[What the exercise asks]: From the first line of the data below through the line holding "height = 250;", output each line exactly and leave the pictures out.

[Given data]:
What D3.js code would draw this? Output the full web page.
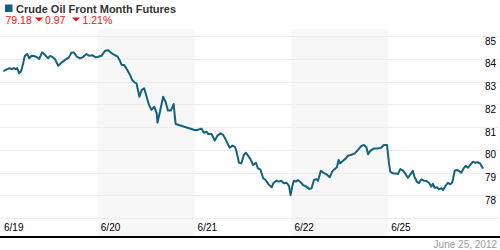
<!DOCTYPE html>
<meta charset="utf-8">
<style>
html, body {
  margin: 0;
  overflow: hidden;
  width: 500px;
  height: 250px;
  background: #fff;
}
svg text {
  font-family: "Liberation Sans", Arial, sans-serif;
}
</style>
<body>
<script src="https://d3js.org/d3.v7.min.js"></script>
<script>
var width = 500,
    height = 250;

// trading hours since 6/19 00:00 (weekend skipped)
var hours = [
  0.6, 1.2, 2.0, 2.7, 3.2, 3.7, 4.0, 4.5, 5.0, 5.5, 5.9, 6.5, 7.0, 7.6, 8.2, 9.0, 9.5,
  10.2, 10.7, 11.3, 11.7, 12.1, 12.7, 13.4, 14.2, 15.0, 15.9, 16.8, 17.5, 18.1, 18.8,
  19.6, 20.2, 21.2, 21.9, 22.7, 23.5, 24.1,
  24.9, 25.8, 26.6, 27.0, 27.8, 28.9, 29.5, 29.9, 30.5, 31.3, 32.0, 32.5, 33.2, 33.6,
  34.3, 34.9, 35.5, 36.1, 36.7, 37.3, 38.0, 38.6, 38.8, 39.5, 40.2, 40.8, 41.4, 42.1,
  42.8, 43.3, 48.0,
  48.6, 49.7, 50.3, 51.0, 51.4, 52.2, 53.0, 53.6, 54.4, 55.1, 55.9, 56.7, 57.4, 58.0,
  58.4, 59.0, 59.6, 60.2, 60.7, 61.3, 61.9, 62.5, 63.2, 63.7, 64.3, 65.0, 65.6, 66.3,
  67.1, 67.6, 68.3, 68.9, 69.5, 70.1, 70.8, 71.4, 71.8, 72.2,
  72.6, 73.1, 73.6, 74.3, 74.9, 75.7, 76.5, 77.0, 77.6, 78.2, 78.6, 79.3, 79.8, 80.7,
  81.5, 82.1, 82.7, 83.3, 83.7, 84.1, 84.8, 85.5, 86.0, 86.9, 87.7, 88.5, 89.3, 90.0,
  90.6, 91.0, 91.6, 92.5, 93.5, 94.3, 94.9, 95.7,
  96.2, 96.5, 97.2, 98.0, 98.4, 99.0, 99.7, 100.3, 100.9, 101.5, 102.1, 102.5, 103.1,
  103.6, 104.2, 104.8, 105.4, 106.1, 106.7, 107.1, 107.5, 108.1, 108.6, 109.2, 109.6,
  110.2, 110.8, 111.4, 111.9, 112.5, 112.9, 113.5, 114.1, 114.7, 115.2, 115.8, 116.3,
  117.0, 117.7, 118.2, 118.8, 119.5
];

var prices = [
  83.46, 83.51, 83.58, 83.55, 83.58, 83.55, 83.59, 83.36, 83.46, 83.80, 84.12, 84.21, 84.02, 84.13, 84.12, 84.06, 83.99,
  84.28, 84.21, 84.09, 84.02, 84.12, 84.09, 83.98, 83.69, 83.83, 83.95, 84.05, 84.28, 84.27, 84.09,
  84.02, 84.06, 84.21, 84.13, 84.15, 84.06, 84.09,
  84.13, 84.35, 84.37, 84.31, 84.20, 84.09, 83.91, 83.73, 83.73, 83.51, 83.29, 83.07, 82.95, 82.92,
  82.33, 82.63, 82.70, 82.33, 81.97, 81.75, 81.89, 81.60, 81.19, 81.75, 82.33, 82.11, 81.72, 81.72,
  82.01, 81.13, 80.87,
  80.87, 80.93, 80.75, 80.79, 80.69, 80.69, 80.40, 80.60, 80.72, 80.65, 80.38, 80.09, 80.18, 80.13,
  79.91, 79.43, 79.40, 79.77, 79.87, 79.73, 79.58, 79.33, 79.43, 79.18, 79.14, 78.75, 78.67, 78.49,
  78.35, 78.55, 78.64, 78.60, 78.64, 78.53, 78.55, 78.41, 78.01, 78.38,
  78.64, 78.60, 78.67, 78.57, 78.45, 78.38, 78.27, 78.31, 78.67, 78.71, 78.64, 79.08, 79.01, 78.92,
  78.79, 79.04, 79.15, 79.23, 79.55, 79.40, 79.52, 79.62, 79.74, 79.78, 79.84, 79.99, 80.16, 80.21,
  80.11, 79.80, 79.96, 80.06, 80.06, 80.09, 80.21, 80.21,
  79.40, 79.04, 78.96, 78.96, 78.93, 79.15, 79.08, 78.93, 78.77, 78.92, 79.07, 78.82, 78.60,
  78.53, 78.70, 78.64, 78.63, 78.55, 78.38, 78.50, 78.33, 78.35, 78.26, 78.31, 78.23,
  78.41, 78.55, 78.48, 78.57, 79.08, 79.11, 79.08, 78.99, 79.18, 79.29, 79.21, 79.33,
  79.47, 79.43, 79.45, 79.40, 79.18
];

var days = ["6/19", "6/20", "6/21", "6/22", "6/25"];
var gridValues = [77, 78, 79, 80, 81, 82, 83, 84, 85];
var labelValues = [78, 79, 80, 81, 82, 83, 84, 85];

var x = d3.scaleLinear().domain([0, 120]).range([1, 485]);
var y = d3.scaleLinear().domain([77, 85]).range([218, 36]);

var svg = d3.select("body").append("svg")
    .attr("width", width)
    .attr("height", height);

// alternate day shading
svg.selectAll("rect.band")
  .data(days.filter(function(d, i) { return i % 2 == 1; }))
  .enter().append("rect")
    .attr("class", "band")
    .attr("x", function(d) { return x(days.indexOf(d) * 24); })
    .attr("width", x(24) - x(0))
    .attr("y", 29)
    .attr("height", 208)
    .attr("fill", "#f7f7f7");

// grid lines
svg.selectAll("line.grid")
  .data(gridValues)
  .enter().append("line")
    .attr("class", "grid")
    .attr("x1", 0)
    .attr("x2", 499)
    .attr("y1", function(d) { return Math.round(y(d)) + 0.5; })
    .attr("y2", function(d) { return Math.round(y(d)) + 0.5; })
    .attr("stroke", "#ececec")
    .attr("stroke-width", 1);

// y labels, right side, just under the line
svg.selectAll("text.ylab")
  .data(labelValues)
  .enter().append("text")
    .attr("class", "ylab")
    .attr("x", 496)
    .attr("y", function(d) { return y(d) + 8.5; })
    .attr("text-anchor", "end")
    .attr("font-size", "10px")
    .attr("fill", "#000")
    .text(function(d) { return d; });

// day labels
svg.selectAll("text.xlab")
  .data(days)
  .enter().append("text")
    .attr("class", "xlab")
    .attr("x", function(d, i) { return x(i * 24) + 3; })
    .attr("y", 231)
    .attr("font-size", "10px")
    .attr("fill", "#000")
    .text(function(d) { return d; });

// bottom axis line
svg.append("line")
  .attr("x1", 0)
  .attr("x2", 500)
  .attr("y1", 237)
  .attr("y2", 237)
  .attr("stroke", "#000")
  .attr("stroke-width", 2);

// price line
var line = d3.line()
  .x(function(d, i) { return x(hours[i]); })
  .y(function(d) { return y(d); });

svg.append("path")
  .datum(prices)
  .attr("d", line)
  .attr("fill", "none")
  .attr("stroke", "#13627e")
  .attr("stroke-width", 2)
  .attr("stroke-linejoin", "round");

// header
svg.append("rect")
  .attr("x", 5)
  .attr("y", 4.5)
  .attr("width", 7.5)
  .attr("height", 7.5)
  .attr("fill", "#14607c");

svg.append("text")
  .attr("x", 16)
  .attr("y", 12.5)
  .attr("font-size", "11px")
  .attr("font-weight", "bold")
  .attr("fill", "#333")
  .text("Crude Oil Front Month Futures");

var last = prices[prices.length - 1],
    change = 0.97,
    pct = 1.21;

var red = "#ee1111";
svg.append("text")
  .attr("x", 5.5)
  .attr("y", 24)
  .attr("font-size", "10.5px")
  .attr("fill", red)
  .text(last.toFixed(2));

function downArrow(cx) {
  svg.append("path")
    .attr("d", "M" + (cx - 4) + ",17.5L" + (cx + 4) + ",17.5L" + cx + ",21.5Z")
    .attr("fill", red);
}

downArrow(39);
svg.append("text")
  .attr("x", 45)
  .attr("y", 24)
  .attr("font-size", "10.5px")
  .attr("fill", red)
  .text(change.toFixed(2));

downArrow(76);
svg.append("text")
  .attr("x", 82.5)
  .attr("y", 24)
  .attr("font-size", "10.5px")
  .attr("fill", red)
  .text(pct.toFixed(2) + "%");

// date stamp
svg.append("text")
  .attr("x", 497)
  .attr("y", 248)
  .attr("text-anchor", "end")
  .attr("font-size", "10px")
  .attr("fill", "#999")
  .text("June 25, 2012");
</script>
</body>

[The answer]:
What D3.js code would draw this? Output the full web page.
<!DOCTYPE html>
<meta charset="utf-8">
<style>
html, body {
  margin: 0;
  overflow: hidden;
  width: 500px;
  height: 250px;
  background: #fff;
}
svg text {
  font-family: "Liberation Sans", Arial, sans-serif;
}
</style>
<body>
<script src="https://d3js.org/d3.v7.min.js"></script>
<script>
var width = 500,
    height = 250;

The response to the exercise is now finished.